In bed he asked me what I was thinking. It was hard to articulate.. but I told him. I told him how confused it made me. He stayed quiet as I rambled a bit about it. He was hugging me… he was thinking.  I fought back the tears… and damn it I hate that. He apologized. He realized how he had blurred the lines and asked for my forgiveness…. which my mouth could not give…. nor could my brain. I was still pulled back in my own little emotional bubble. Still hurt… not trying to punish him.. but to protect myself.

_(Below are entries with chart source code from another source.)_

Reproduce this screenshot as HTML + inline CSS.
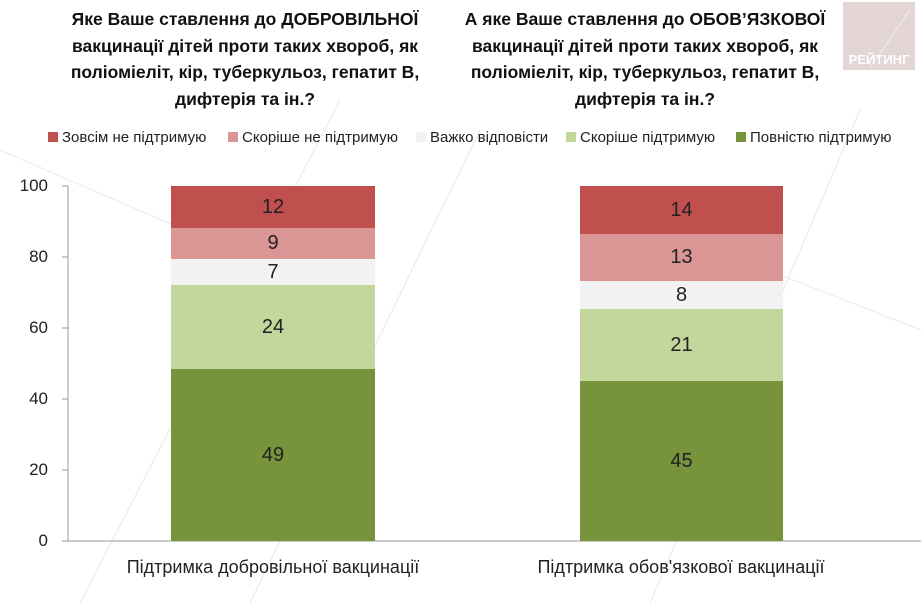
<!DOCTYPE html>
<html><head><meta charset="utf-8"><style>
body{margin:0;width:921px;height:603px;background:#fff;position:relative;overflow:hidden;font-family:"Liberation Sans",Arial,sans-serif;}
.t{position:absolute;font-weight:bold;font-size:17.5px;line-height:26.5px;text-align:center;color:#111;}
.lg{position:absolute;top:129px;font-size:15px;color:#222;white-space:nowrap}
.lg i{display:inline-block;width:10px;height:10px;margin-right:4px;vertical-align:0px}
.ax{position:absolute;font-size:17px;color:#222;text-align:right;width:40px;left:8px}
.s{position:absolute;display:flex;align-items:center;justify-content:center;font-size:20px;color:#222}
.c{position:absolute;top:557px;font-size:18px;color:#222;text-align:center;width:400px}
</style></head><body>
<svg style="position:absolute;left:0;top:0" width="921" height="603">
<g stroke="#ececec" stroke-width="1.2" fill="none">
<line x1="250" y1="603" x2="480" y2="130"/><line x1="650" y1="603" x2="860" y2="110"/>
<line x1="0" y1="150" x2="300" y2="280"/><line x1="640" y1="220" x2="921" y2="330"/>
<line x1="80" y1="603" x2="340" y2="100"/>
</g>
<rect x="843" y="2" width="72" height="68" fill="#e3d5d5"/>
<line x1="870" y1="68" x2="910" y2="10" stroke="#eee" stroke-width="1"/>
<text x="879" y="64" font-size="13" font-weight="bold" fill="#fff" text-anchor="middle" font-family="Liberation Sans,sans-serif">РЕЙТИНГ</text>
<line x1="68" y1="186" x2="68" y2="541" stroke="#999"/>
<g stroke="#999"><line x1="62" y1="186" x2="68" y2="186"/><line x1="62" y1="257" x2="68" y2="257"/><line x1="62" y1="328" x2="68" y2="328"/><line x1="62" y1="399" x2="68" y2="399"/><line x1="62" y1="470" x2="68" y2="470"/><line x1="62" y1="541" x2="921" y2="541"/></g>
</svg>
<div class="t" style="left:40px;width:410px;top:6px">Яке Ваше ставлення до ДОБРОВІЛЬНОЇ<br>вакцинації дітей проти таких хвороб, як<br>поліоміеліт, кір, туберкульоз, гепатит В,<br>дифтерія та ін.?</div>
<div class="t" style="left:440px;width:410px;top:6px">А яке Ваше ставлення до ОБОВ’ЯЗКОВОЇ<br>вакцинації дітей проти таких хвороб, як<br>поліоміеліт, кір, туберкульоз, гепатит В,<br>дифтерія та ін.?</div>
<div class="lg" style="left:48px"><i style="background:#C0504D"></i>Зовсім не підтримую</div>
<div class="lg" style="left:228px"><i style="background:#D99694"></i>Скоріше не підтримую</div>
<div class="lg" style="left:416px"><i style="background:#F2F2F2"></i>Важко відповісти</div>
<div class="lg" style="left:566px"><i style="background:#C3D69B"></i>Скоріше підтримую</div>
<div class="lg" style="left:736px"><i style="background:#77933C"></i>Повністю підтримую</div>
<div class="ax" style="top:176px">100</div><div class="ax" style="top:247px">80</div><div class="ax" style="top:318px">60</div><div class="ax" style="top:389px">40</div><div class="ax" style="top:460px">20</div><div class="ax" style="top:531px">0</div>
<div class="s" style="left:171px;width:204px;top:186px;height:42px;background:#C0504D">12</div>
<div class="s" style="left:171px;width:204px;top:228px;height:31px;background:#D99694">9</div>
<div class="s" style="left:171px;width:204px;top:259px;height:26px;background:#F2F2F2">7</div>
<div class="s" style="left:171px;width:204px;top:285px;height:84px;background:#C3D69B">24</div>
<div class="s" style="left:171px;width:204px;top:369px;height:172px;background:#77933C">49</div>
<div class="s" style="left:580px;width:203px;top:186px;height:48px;background:#C0504D">14</div>
<div class="s" style="left:580px;width:203px;top:234px;height:47px;background:#D99694">13</div>
<div class="s" style="left:580px;width:203px;top:281px;height:28px;background:#F2F2F2">8</div>
<div class="s" style="left:580px;width:203px;top:309px;height:72px;background:#C3D69B">21</div>
<div class="s" style="left:580px;width:203px;top:381px;height:160px;background:#77933C">45</div>
<div class="c" style="left:73px">Підтримка добровільної вакцинації</div>
<div class="c" style="left:481px">Підтримка обов'язкової вакцинації</div>
</body></html>
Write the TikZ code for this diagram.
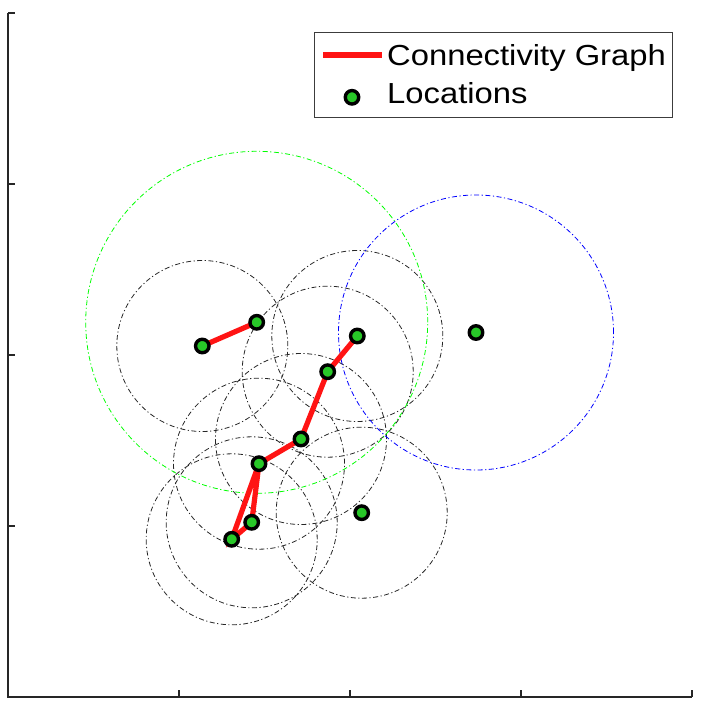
\documentclass[tikz,border=0pt]{standalone}
\usepackage{fontspec}
\setmainfont{Liberation Sans}
\begin{document}
\begin{tikzpicture}[x=1pt,y=-1pt,
  axisline/.style={draw={rgb,255:red,38;green,38;blue,38},line width=1.1pt},
  rangeblack/.style={draw=black!85,line width=0.8pt,dash pattern=on 5pt off 2.5pt on 1.2pt off 2.5pt},
  rangegreen/.style={draw={rgb,255:red,0;green,255;blue,0},line width=0.8pt,dash pattern=on 5pt off 2.5pt on 1.2pt off 2.5pt},
  rangeblue/.style={draw={rgb,255:red,0;green,0;blue,255},line width=0.8pt,dash pattern=on 5pt off 2.5pt on 1.2pt off 2.5pt},
  edge/.style={draw={rgb,255:red,255;green,20;blue,20},line width=5.2pt},
  loc/.style={circle,fill={rgb,255:red,40;green,200;blue,40},draw=black,line width=3.4pt,minimum size=13.5pt,inner sep=0pt},
  legtext/.style={anchor=base west,inner sep=0pt,font=\fontsize{29}{32}\selectfont}
]
\useasboundingbox (0,0) rectangle (704,708);
% axes
\draw[axisline] (8,13) -- (8,697) -- (692,697);
\foreach \yy in {13,184,355,526} \draw[axisline] (8,\yy) -- (15,\yy);
\foreach \xx in {179,350,521,692} \draw[axisline] (\xx,697) -- (\xx,690);
% locations
\coordinate (p1) at (202.3,346);
\coordinate (p2) at (256.7,322.3);
\coordinate (p3) at (357.3,336);
\coordinate (p4) at (327.7,371.7);
\coordinate (p5) at (301,439);
\coordinate (p6) at (259,463.7);
\coordinate (p7) at (251.7,522.3);
\coordinate (p8) at (231.7,539.3);
\coordinate (p9) at (361.7,512.7);
\coordinate (p10) at (476,332.5);
% ranges
\foreach \p in {p1,p3,p4,p5,p6,p7,p8,p9} \draw[rangeblack] (\p) circle[radius=85.5pt];
\draw[rangegreen] (p2) circle[radius=171pt];
\draw[rangeblue] (p10) circle[radius=137.5pt];
% graph
\draw[edge] (p1) -- (p2);
\draw[edge] (p3) -- (p4) -- (p5) -- (p6) -- (p7) -- (p8) -- (p6);
% markers
\foreach \p in {p1,p2,p3,p4,p5,p6,p7,p8,p9,p10} \node[loc] (m\p) at (\p) {};
% legend
\node[draw={rgb,255:red,60;green,60;blue,60},line width=0.9pt,fill=white,minimum width=358pt,minimum height=85pt,inner sep=0pt] (legbox) at (493.3,74.8) {};
\coordinate (la) at (323,55);
\coordinate (lb) at (382,55);
\draw[edge] (la) -- (lb);
\node[loc] (legmark) at (352,97.3) {};
\node[legtext] (t1) at (387,65.7) {\scalebox{1.13}[1]{Connectivity Graph}};
\node[legtext] (t2) at (387,104) {\scalebox{1.13}[1]{Locations}};
\end{tikzpicture}
\end{document}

Slowly the wall came down and I took comfort in being in his arms. By then though, he was falling asleep after a very long, hot day at work. This was frustrating for me… as I finally felt we were back on the road of reconnecting and here he was… needing sleep to get up to work the next day. I felt like our night was robbed. That the punishment should have been just that… and that we should have moved past it so that we could enjoy a nice quiet night alone.  I ended up getting up from bed.. I just couldn’t lay there. There was no way my brain was going to shut off and I didn’t want to listen to him sleep.

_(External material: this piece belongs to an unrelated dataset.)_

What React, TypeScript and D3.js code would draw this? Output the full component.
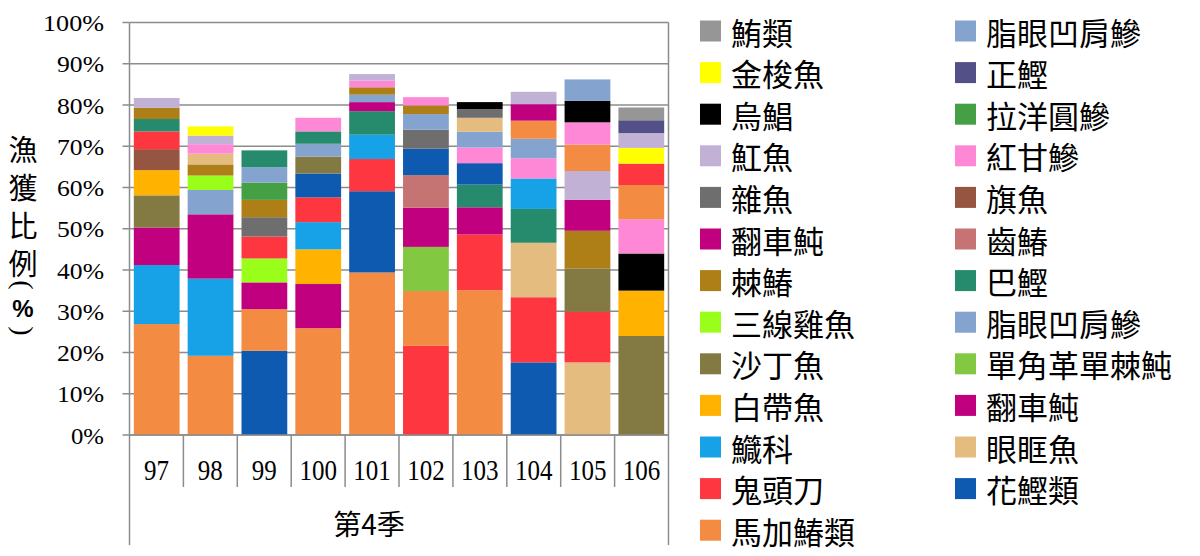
import React from 'react';
import * as d3 from 'd3';

const years = ['97', '98', '99', '100', '101', '102', '103', '104', '105', '106'];
const axisTitle = '第4季';
const yTitleChars = ['漁', '獲', '比', '例'];
const yTicks = [0, 10, 20, 30, 40, 50, 60, 70, 80, 90, 100];

const speciesNames = ['鮪類', '金梭魚', '烏鯧', '魟魚', '雜魚', '翻車魨', '棘鰆', '三線雞魚', '沙丁魚', '白帶魚', '鱵科', '鬼頭刀', '馬加鰆類',
  '脂眼凹肩鰺', '正鰹', '拉洋圓鰺', '紅甘鰺', '旗魚', '齒鰆', '巴鰹', '單角革單棘魨', '眼眶魚', '花鰹類'];
const speciesColors = ['#969696', '#FFFF00', '#000000', '#C0B1D5', '#6E6E6E', '#C0007F', '#AE7F17', '#99FF1A', '#827A42', '#FFB300', '#17A2E8', '#FD3640', '#F48B43',
  '#85A3CF', '#534F87', '#45A045', '#FF88D6', '#965540', '#C67373', '#268A6C', '#83C841', '#E5BC7F', '#0E5AB0'];

const legendLeft = ['鮪類', '金梭魚', '烏鯧', '魟魚', '雜魚', '翻車魨', '棘鰆', '三線雞魚', '沙丁魚', '白帶魚', '鱵科', '鬼頭刀', '馬加鰆類'];
const legendRight = ['脂眼凹肩鰺', '正鰹', '拉洋圓鰺', '紅甘鰺', '旗魚', '齒鰆', '巴鰹', '脂眼凹肩鰺', '單角革單棘魨', '翻車魨', '眼眶魚', '花鰹類'];

// stacked segments per year, bottom to top
const sp97 = ['馬加鰆類', '鱵科', '翻車魨', '沙丁魚', '白帶魚', '旗魚', '鬼頭刀', '巴鰹', '棘鰆', '魟魚'];
const val97 = [26.9, 14.3, 9.1, 7.8, 6.1, 5.1, 4.3, 3.0, 2.7, 2.4];
const sp98 = ['馬加鰆類', '鱵科', '翻車魨', '脂眼凹肩鰺', '三線雞魚', '棘鰆', '眼眶魚', '紅甘鰺', '魟魚', '金梭魚'];
const val98 = [19.2, 18.7, 15.6, 5.9, 3.5, 2.7, 2.6, 2.3, 2.1, 2.2];
const sp99 = ['花鰹類', '馬加鰆類', '翻車魨', '三線雞魚', '鬼頭刀', '雜魚', '棘鰆', '拉洋圓鰺', '脂眼凹肩鰺', '巴鰹'];
const val99 = [20.4, 10.1, 6.5, 5.8, 5.3, 4.7, 4.2, 4.2, 3.7, 4.1];
const sp100 = ['馬加鰆類', '翻車魨', '白帶魚', '鱵科', '鬼頭刀', '花鰹類', '沙丁魚', '脂眼凹肩鰺', '巴鰹', '紅甘鰺'];
const val100 = [25.9, 10.7, 8.4, 6.6, 6.0, 5.8, 4.1, 3.1, 3.0, 3.3];
const sp101 = ['馬加鰆類', '花鰹類', '鬼頭刀', '鱵科', '巴鰹', '翻車魨', '脂眼凹肩鰺', '棘鰆', '紅甘鰺', '魟魚'];
const val101 = [39.4, 19.7, 7.8, 5.9, 5.7, 2.2, 1.8, 1.8, 1.6, 1.6];
const sp102 = ['鬼頭刀', '馬加鰆類', '單角革單棘魨', '翻車魨', '齒鰆', '花鰹類', '雜魚', '脂眼凹肩鰺', '棘鰆', '紅甘鰺'];
const val102 = [21.6, 13.3, 10.7, 9.5, 7.9, 6.4, 4.6, 3.8, 2.1, 2.0];
const sp103 = ['馬加鰆類', '鬼頭刀', '翻車魨', '巴鰹', '花鰹類', '紅甘鰺', '脂眼凹肩鰺', '眼眶魚', '雜魚', '烏鯧'];
const val103 = [35.1, 13.5, 6.6, 5.5, 5.2, 3.8, 3.8, 3.4, 2.1, 1.7];
const sp104 = ['花鰹類', '鬼頭刀', '眼眶魚', '巴鰹', '鱵科', '紅甘鰺', '脂眼凹肩鰺', '馬加鰆類', '翻車魨', '魟魚'];
const val104 = [17.6, 15.8, 13.2, 8.2, 7.4, 4.9, 4.7, 4.4, 4.0, 3.0];
const sp105 = ['眼眶魚', '鬼頭刀', '沙丁魚', '棘鰆', '翻車魨', '魟魚', '馬加鰆類', '紅甘鰺', '烏鯧', '脂眼凹肩鰺'];
const val105 = [17.6, 12.3, 10.5, 9.1, 7.5, 7.0, 6.4, 5.4, 5.2, 5.2];
const sp106 = ['沙丁魚', '白帶魚', '烏鯧', '紅甘鰺', '馬加鰆類', '鬼頭刀', '金梭魚', '魟魚', '正鰹', '鮪類'];
const val106 = [24.0, 11.0, 9.0, 8.3, 8.3, 5.2, 3.8, 3.6, 3.1, 3.1];

const stackNames = [sp97, sp98, sp99, sp100, sp101, sp102, sp103, sp104, sp105, sp106];
const stackValues = [val97, val98, val99, val100, val101, val102, val103, val104, val105, val106];

const W = 1200, H = 556;
const plotL = 129.5, plotR = 668.5, plotT = 22.5, plotB = 435;
const serif = '"Liberation Serif", "Times New Roman", serif';
const cjk = '"Noto Sans CJK TC", "Noto Sans CJK SC", sans-serif';
const gridColor = '#8C8C8C';

export default function App() {
  const colorOf = d3.scaleOrdinal<string, string>().domain(speciesNames).range(speciesColors);
  const x = d3.scaleBand<string>().domain(years).range([plotL, plotR]).paddingInner(0.15).paddingOuter(0.08);
  const band = d3.scaleBand<string>().domain(years).range([plotL, plotR]).padding(0);
  const y = d3.scaleLinear().domain([0, 100]).range([plotB, plotT]);

  const segments = years.flatMap((yr, i) => {
    const vals = stackValues[i];
    const tops = d3.cumsum(vals);
    return vals.map((v, j) => ({
      key: `${yr}-${j}`,
      yr,
      name: stackNames[i][j],
      y0: tops[j] - v,
      y1: tops[j],
    }));
  });

  const boundaries = d3.range(years.length + 1).map((k) => (k < years.length ? band(years[k])! : plotR));
  const rowStep = 41.6;

  return (
    <svg width={W} height={H} style={{ position: 'absolute', left: 0, top: 0, background: '#fff' }}>
      <rect x={0} y={0} width={W} height={H} fill="#fff" />
      {/* gridlines */}
      {yTicks.map((t) => (
        <line key={`g${t}`} x1={plotL} x2={plotR} y1={y(t)} y2={y(t)} stroke={gridColor} strokeWidth={1.5} />
      ))}
      {/* right border */}
      <line x1={plotR} x2={plotR} y1={plotT} y2={plotB} stroke={gridColor} strokeWidth={1.5} />
      {/* bars */}
      {segments.map((s) => (
        <rect
          key={s.key}
          x={x(s.yr)}
          width={x.bandwidth()}
          y={y(s.y1)}
          height={y(s.y0) - y(s.y1)}
          fill={colorOf(s.name)}
        />
      ))}
      {/* y axis */}
      <line x1={plotL} x2={plotL} y1={plotT} y2={plotB} stroke={gridColor} strokeWidth={1.5} />
      {yTicks.map((t) => {
        const label = `${t}%`;
        return (
          <g key={`t${t}`}>
            <line x1={plotL - 7} x2={plotL} y1={y(t)} y2={y(t)} stroke={gridColor} strokeWidth={1.5} />
            <text x={104} y={y(t) + 1} textAnchor="end" dominantBaseline="central" fontFamily={serif} fontSize={23}
              textLength={(label.length - 1) * 14 + 19} lengthAdjust="spacingAndGlyphs" fill="#000">
              {label}
            </text>
          </g>
        );
      })}
      {/* category axis */}
      <line x1={plotL} x2={plotR} y1={plotB} y2={plotB} stroke={gridColor} strokeWidth={1.5} />
      {boundaries.map((bx, k) => (
        <line
          key={`c${k}`}
          x1={bx}
          x2={bx}
          y1={plotB}
          y2={k === 0 || k === years.length ? 545 : 487}
          stroke={gridColor}
          strokeWidth={1.5}
        />
      ))}
      {years.map((yr) => (
        <text key={`l${yr}`} x={band(yr)! + band.bandwidth() / 2} y={469} textAnchor="middle" dominantBaseline="central" fontFamily={serif} fontSize={30}
          textLength={yr.length * 12.5} lengthAdjust="spacingAndGlyphs" fill="#000">
          {yr}
        </text>
      ))}
      <text x={369} y={523} textAnchor="middle" dominantBaseline="central" fontFamily={cjk} fontSize={28} fill="#000">
        {axisTitle}
      </text>
      {/* y title */}
      {yTitleChars.map((c, i) => (
        <text key={`yt${i}`} x={23} y={148 + i * 38} textAnchor="middle" dominantBaseline="central" fontFamily={cjk} fontSize={29} fill="#000">
          {c}
        </text>
      ))}
      <text x={23} y={285} textAnchor="middle" dominantBaseline="central" fontFamily={serif} fontSize={28} fill="#000" transform="rotate(90 23 285)">(</text>
      <text x={23} y={308} textAnchor="middle" dominantBaseline="central" fontFamily='"Liberation Sans", Arial, sans-serif' fontWeight="bold" fontSize={24} fill="#000">%</text>
      <text x={23} y={331} textAnchor="middle" dominantBaseline="central" fontFamily={serif} fontSize={28} fill="#000" transform="rotate(90 23 331)">)</text>
      {/* legend */}
      {legendLeft.map((n, i) => (
        <g key={`ll${i}`}>
          <rect x={700} y={31 + i * rowStep - 10.5} width={21} height={21} fill={colorOf(n)} />
          <text x={731} y={31 + i * rowStep} dominantBaseline="central" fontFamily={cjk} fontSize={31} fill="#000">{n}</text>
        </g>
      ))}
      {legendRight.map((n, i) => (
        <g key={`lr${i}`}>
          <rect x={955} y={31 + i * rowStep - 10.5} width={21} height={21} fill={colorOf(n)} />
          <text x={986} y={31 + i * rowStep} dominantBaseline="central" fontFamily={cjk} fontSize={31} fill="#000">{n}</text>
        </g>
      ))}
    </svg>
  );
}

The funny thing about all this is… that I’m sure he was trying to make me more docile.. but at this point.. I was anything but. My mind raced with ways I could rebel. I could just cum.. right then and there… he would never know. After all… the reconnection had brought out the make up sex reflex in me. But ultimately, this would continue a bad cycle… and not do us any service. No… rebelling is not the answer. Around 12:20 I was tired and decided I needed to sleep… but no part of me wanted to go to our bed. I don’t know why. I just couldn’t. And so, I stayed on the couch.. until he came and got me at around 5:00. I was sore.. and hadn’t slept well. Couch sleeping isn’t much fun.

This morning.. I can’t say I have any more answers than I did last night. I have to say though.. this doesn’t change I am his. He owns me just as he did before. He earned this… I trust him with this. Is this blind faith? No. As I told him last night… I have made plenty mistakes.. hence needing to be punished.. and will make more. We both know this. He is going to make mistakes too. He has owned up to his part in yesterday’s mistakes. I can’t continue to fault him for that and I will not make him grovel to earn anything. He doesn’t deserve that.  We just need some time to sit and take and completely reconnect with each other so that we can move forth. I want to put this behind us. Its been a valuable lesson for us both I think.

I feel a sadness right now. It makes me very sad to think we both are in this position. I dunno what happened really. Sometimes things get out of hand I think. All I know is we are strong enough to keep pressing on. I love Ben.. he is my world. I don’t think I could go back to living a vanilla marriage… this is who we are now.